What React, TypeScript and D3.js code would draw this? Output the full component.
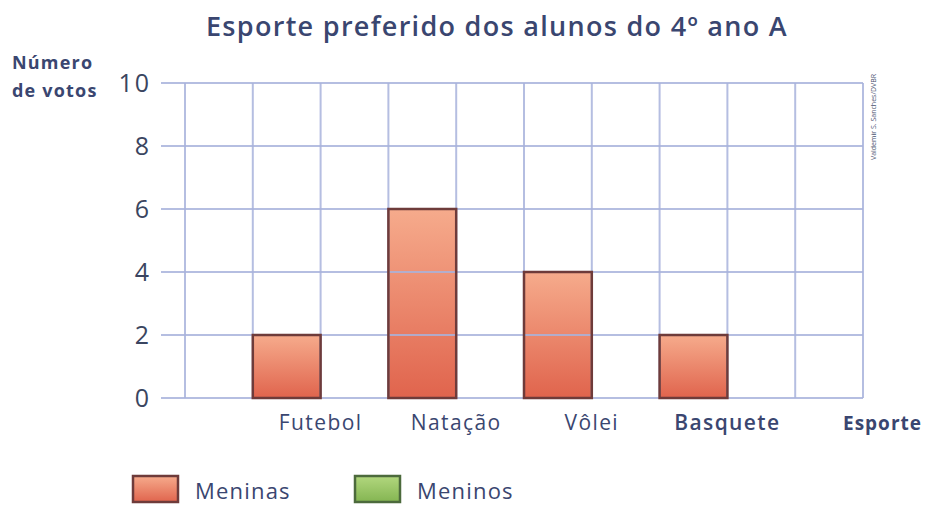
import * as d3 from "d3";
import React from "react";

const categories = ["Futebol", "Natação", "Vôlei", "Basquete"];
const series = ["Meninas", "Meninos"];
const meninas = [2, 6, 4, 2];
const meninos = [0, 0, 0, 0];
const yTicks = [0, 2, 4, 6, 8, 10];

const W = 925;
const H = 507;
const FONT = "'Open Sans', 'Noto Sans', sans-serif";
const TEXT = "#3a4670";
const GRID = "#a9b3dc";

const App: React.FC = () => {
  // 10 grid columns, first and last left empty, each sport takes two
  const cols = d3.scaleLinear().domain([0, 10]).range([185, 863]);
  const y = d3.scaleLinear().domain([0, 10]).range([398, 83]);
  const x = d3.scaleBand<string>().domain(categories).range([cols(1), cols(9)]).padding(0);
  const xs = d3.scaleBand<string>().domain(series).range([0, x.bandwidth()]).padding(0);

  const values: Record<string, number[]> = { Meninas: meninas, Meninos: meninos };
  const bars = categories.flatMap((c, i) =>
    series.map((s) => ({ c, s, v: values[s][i] }))
  );
  const fillId = (s: string) => (s === "Meninas" ? "url(#gradGirl)" : "url(#gradBoy)");
  const strokeOf = (s: string) => (s === "Meninas" ? "#6e3b3a" : "#4c6a3c");

  return (
    <svg width={W} height={H} style={{ position: "absolute", left: 0, top: 0, background: "#fff" }}>
      <defs>
        <linearGradient id="gradGirl" x1="0" y1="0" x2="0" y2="1">
          <stop offset="0%" stopColor="#f6ab8c" />
          <stop offset="100%" stopColor="#e0644d" />
        </linearGradient>
        <linearGradient id="gradBoy" x1="0" y1="0" x2="0" y2="1">
          <stop offset="0%" stopColor="#b2d77e" />
          <stop offset="100%" stopColor="#84b552" />
        </linearGradient>
      </defs>

      <text x={497} y={36} textAnchor="middle" fontFamily={FONT} fontWeight={600} fontSize={27} letterSpacing={1.3} fill={TEXT}>
        Esporte preferido dos alunos do 4º ano A
      </text>

      <text fontFamily={FONT} fontWeight={700} fontSize={18} letterSpacing={1.2} fill={TEXT}>
        <tspan x={12} y={69}>Número</tspan>
        <tspan x={12} y={97}>de votos</tspan>
      </text>

      {/* bar fills */}
      {bars.filter((b) => b.v > 0).map((b) => (
        <rect
          key={"f" + b.c + b.s}
          x={(x(b.c) ?? 0) + (xs(b.s) ?? 0)}
          y={y(b.v)}
          width={xs.bandwidth()}
          height={y(0) - y(b.v)}
          fill={fillId(b.s)}
        />
      ))}

      {/* grid */}
      {yTicks.map((t) => (
        <line key={"h" + t} x1={161} x2={cols(10)} y1={y(t)} y2={y(t)} stroke={GRID} strokeWidth={2} opacity={0.85} />
      ))}
      {d3.range(0, 11).map((k) => (
        <line key={"v" + k} x1={cols(k)} x2={cols(k)} y1={y(10)} y2={y(0)} stroke={GRID} strokeWidth={2} opacity={0.85} />
      ))}

      {/* bar outlines */}
      {bars.filter((b) => b.v > 0).map((b) => (
        <rect
          key={"s" + b.c + b.s}
          x={(x(b.c) ?? 0) + (xs(b.s) ?? 0)}
          y={y(b.v)}
          width={xs.bandwidth()}
          height={y(0) - y(b.v)}
          fill="none"
          stroke={strokeOf(b.s)}
          strokeWidth={2.5}
        />
      ))}

      {yTicks.map((t) => (
        <text key={"yt" + t} x={151} y={y(t)} dy="0.36em" textAnchor="end" fontFamily={FONT} fontSize={25} letterSpacing={2} fill="#3a4560">
          {t}
        </text>
      ))}

      {categories.map((c) => (
        <text
          key={"xl" + c}
          x={(x(c) ?? 0) + x.bandwidth() / 2}
          y={430}
          textAnchor="middle"
          fontFamily={FONT}
          fontWeight={c === "Basquete" ? 600 : 400}
          fontSize={21}
          letterSpacing={1.4}
          fill={TEXT}
        >
          {c}
        </text>
      ))}
      <text x={922} y={430} textAnchor="end" fontFamily={FONT} fontWeight={700} fontSize={19} letterSpacing={1} fill={TEXT}>
        Esporte
      </text>

      <text
        transform="translate(876,160) rotate(-90)"
        fontFamily={FONT}
        fontSize={7}
        fill="#4a5270"
      >
        Valdemir S. Sanches/DVBR
      </text>

      {/* legend */}
      {series.map((s, i) => {
        const lx = 133 + i * 222;
        return (
          <g key={"lg" + s}>
            <rect x={lx} y={476} width={45} height={26} fill={fillId(s)} stroke={strokeOf(s)} strokeWidth={2.5} />
            <text x={lx + 62} y={499} fontFamily={FONT} fontSize={22} letterSpacing={1.2} fill={TEXT}>
              {s}
            </text>
          </g>
        );
      })}
    </svg>
  );
};

export default App;
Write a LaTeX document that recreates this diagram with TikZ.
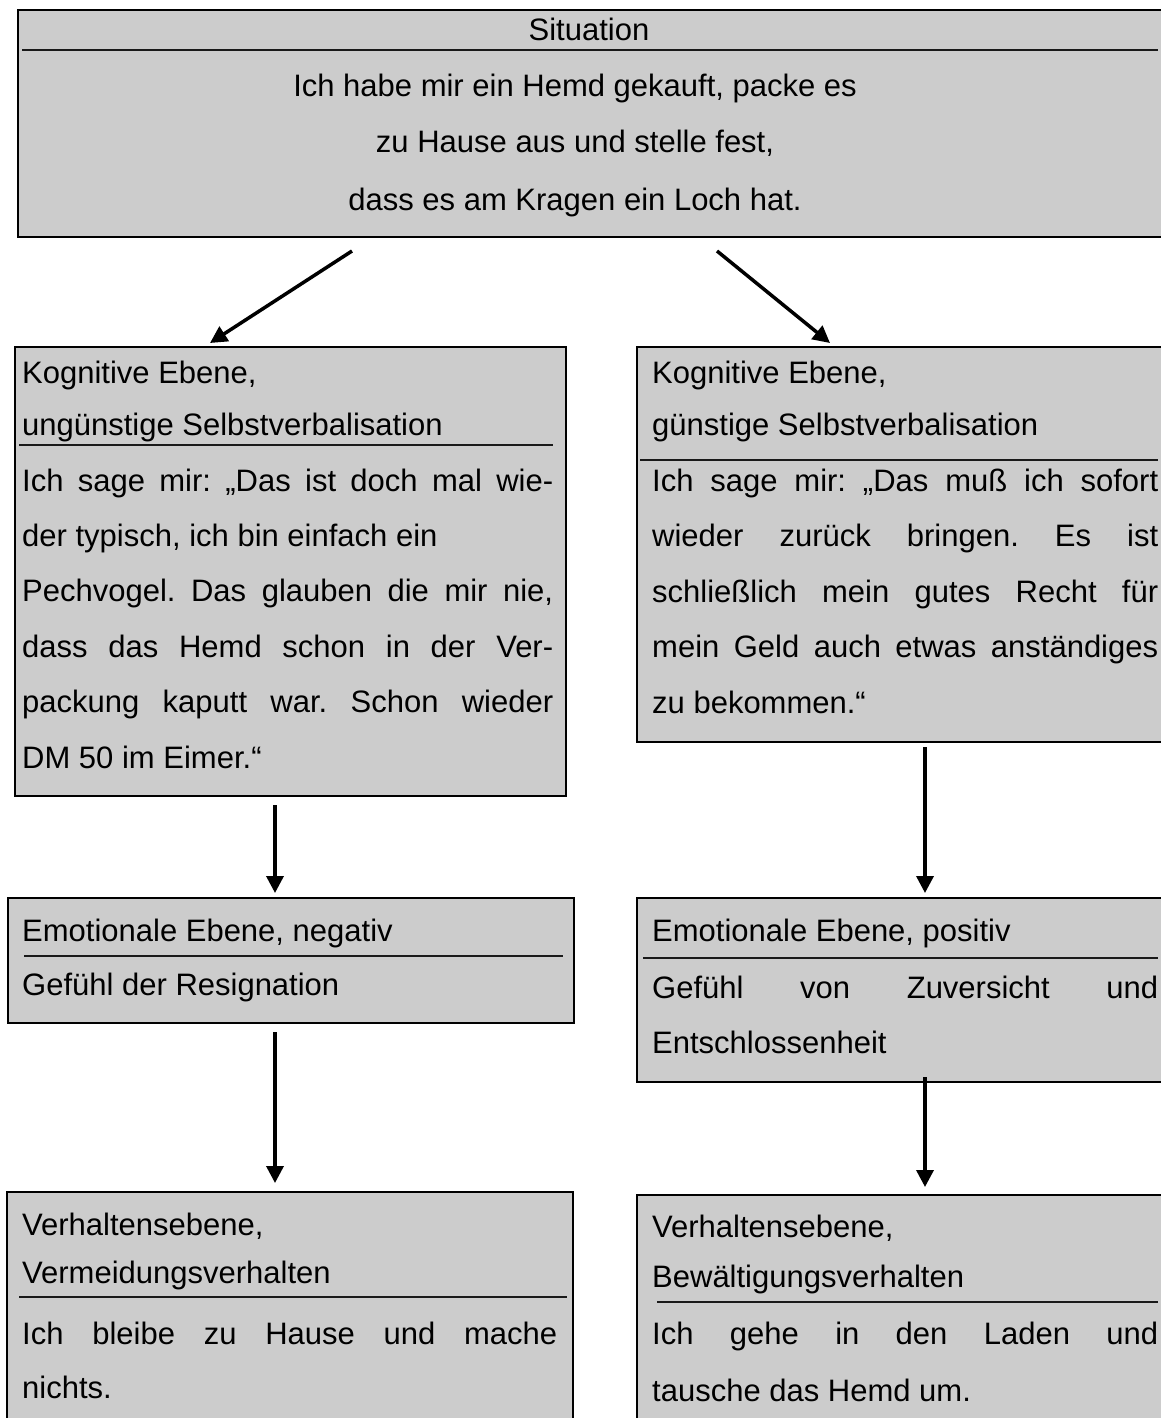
════
■ What the task requires ■
Repeat the records above exactly, leaving out the pictures.

■ Problem solution ■
What React, TypeScript and D3.js code would draw this? Output the full component.
import * as d3 from "d3";
import React from "react";

const categories = ["Futebol", "Natação", "Vôlei", "Basquete"];
const series = ["Meninas", "Meninos"];
const meninas = [2, 6, 4, 2];
const meninos = [0, 0, 0, 0];
const yTicks = [0, 2, 4, 6, 8, 10];

const W = 925;
const H = 507;
const FONT = "'Open Sans', 'Noto Sans', sans-serif";
const TEXT = "#3a4670";
const GRID = "#a9b3dc";

const App: React.FC = () => {
  // 10 grid columns, first and last left empty, each sport takes two
  const cols = d3.scaleLinear().domain([0, 10]).range([185, 863]);
  const y = d3.scaleLinear().domain([0, 10]).range([398, 83]);
  const x = d3.scaleBand<string>().domain(categories).range([cols(1), cols(9)]).padding(0);
  const xs = d3.scaleBand<string>().domain(series).range([0, x.bandwidth()]).padding(0);

  const values: Record<string, number[]> = { Meninas: meninas, Meninos: meninos };
  const bars = categories.flatMap((c, i) =>
    series.map((s) => ({ c, s, v: values[s][i] }))
  );
  const fillId = (s: string) => (s === "Meninas" ? "url(#gradGirl)" : "url(#gradBoy)");
  const strokeOf = (s: string) => (s === "Meninas" ? "#6e3b3a" : "#4c6a3c");

  return (
    <svg width={W} height={H} style={{ position: "absolute", left: 0, top: 0, background: "#fff" }}>
      <defs>
        <linearGradient id="gradGirl" x1="0" y1="0" x2="0" y2="1">
          <stop offset="0%" stopColor="#f6ab8c" />
          <stop offset="100%" stopColor="#e0644d" />
        </linearGradient>
        <linearGradient id="gradBoy" x1="0" y1="0" x2="0" y2="1">
          <stop offset="0%" stopColor="#b2d77e" />
          <stop offset="100%" stopColor="#84b552" />
        </linearGradient>
      </defs>

      <text x={497} y={36} textAnchor="middle" fontFamily={FONT} fontWeight={600} fontSize={27} letterSpacing={1.3} fill={TEXT}>
        Esporte preferido dos alunos do 4º ano A
      </text>

      <text fontFamily={FONT} fontWeight={700} fontSize={18} letterSpacing={1.2} fill={TEXT}>
        <tspan x={12} y={69}>Número</tspan>
        <tspan x={12} y={97}>de votos</tspan>
      </text>

      {/* bar fills */}
      {bars.filter((b) => b.v > 0).map((b) => (
        <rect
          key={"f" + b.c + b.s}
          x={(x(b.c) ?? 0) + (xs(b.s) ?? 0)}
          y={y(b.v)}
          width={xs.bandwidth()}
          height={y(0) - y(b.v)}
          fill={fillId(b.s)}
        />
      ))}

      {/* grid */}
      {yTicks.map((t) => (
        <line key={"h" + t} x1={161} x2={cols(10)} y1={y(t)} y2={y(t)} stroke={GRID} strokeWidth={2} opacity={0.85} />
      ))}
      {d3.range(0, 11).map((k) => (
        <line key={"v" + k} x1={cols(k)} x2={cols(k)} y1={y(10)} y2={y(0)} stroke={GRID} strokeWidth={2} opacity={0.85} />
      ))}

      {/* bar outlines */}
      {bars.filter((b) => b.v > 0).map((b) => (
        <rect
          key={"s" + b.c + b.s}
          x={(x(b.c) ?? 0) + (xs(b.s) ?? 0)}
          y={y(b.v)}
          width={xs.bandwidth()}
          height={y(0) - y(b.v)}
          fill="none"
          stroke={strokeOf(b.s)}
          strokeWidth={2.5}
        />
      ))}

      {yTicks.map((t) => (
        <text key={"yt" + t} x={151} y={y(t)} dy="0.36em" textAnchor="end" fontFamily={FONT} fontSize={25} letterSpacing={2} fill="#3a4560">
          {t}
        </text>
      ))}

      {categories.map((c) => (
        <text
          key={"xl" + c}
          x={(x(c) ?? 0) + x.bandwidth() / 2}
          y={430}
          textAnchor="middle"
          fontFamily={FONT}
          fontWeight={c === "Basquete" ? 600 : 400}
          fontSize={21}
          letterSpacing={1.4}
          fill={TEXT}
        >
          {c}
        </text>
      ))}
      <text x={922} y={430} textAnchor="end" fontFamily={FONT} fontWeight={700} fontSize={19} letterSpacing={1} fill={TEXT}>
        Esporte
      </text>

      <text
        transform="translate(876,160) rotate(-90)"
        fontFamily={FONT}
        fontSize={7}
        fill="#4a5270"
      >
        Valdemir S. Sanches/DVBR
      </text>

      {/* legend */}
      {series.map((s, i) => {
        const lx = 133 + i * 222;
        return (
          <g key={"lg" + s}>
            <rect x={lx} y={476} width={45} height={26} fill={fillId(s)} stroke={strokeOf(s)} strokeWidth={2.5} />
            <text x={lx + 62} y={499} fontFamily={FONT} fontSize={22} letterSpacing={1.2} fill={TEXT}>
              {s}
            </text>
          </g>
        );
      })}
    </svg>
  );
};

export default App;
Write a LaTeX document that recreates this diagram with TikZ.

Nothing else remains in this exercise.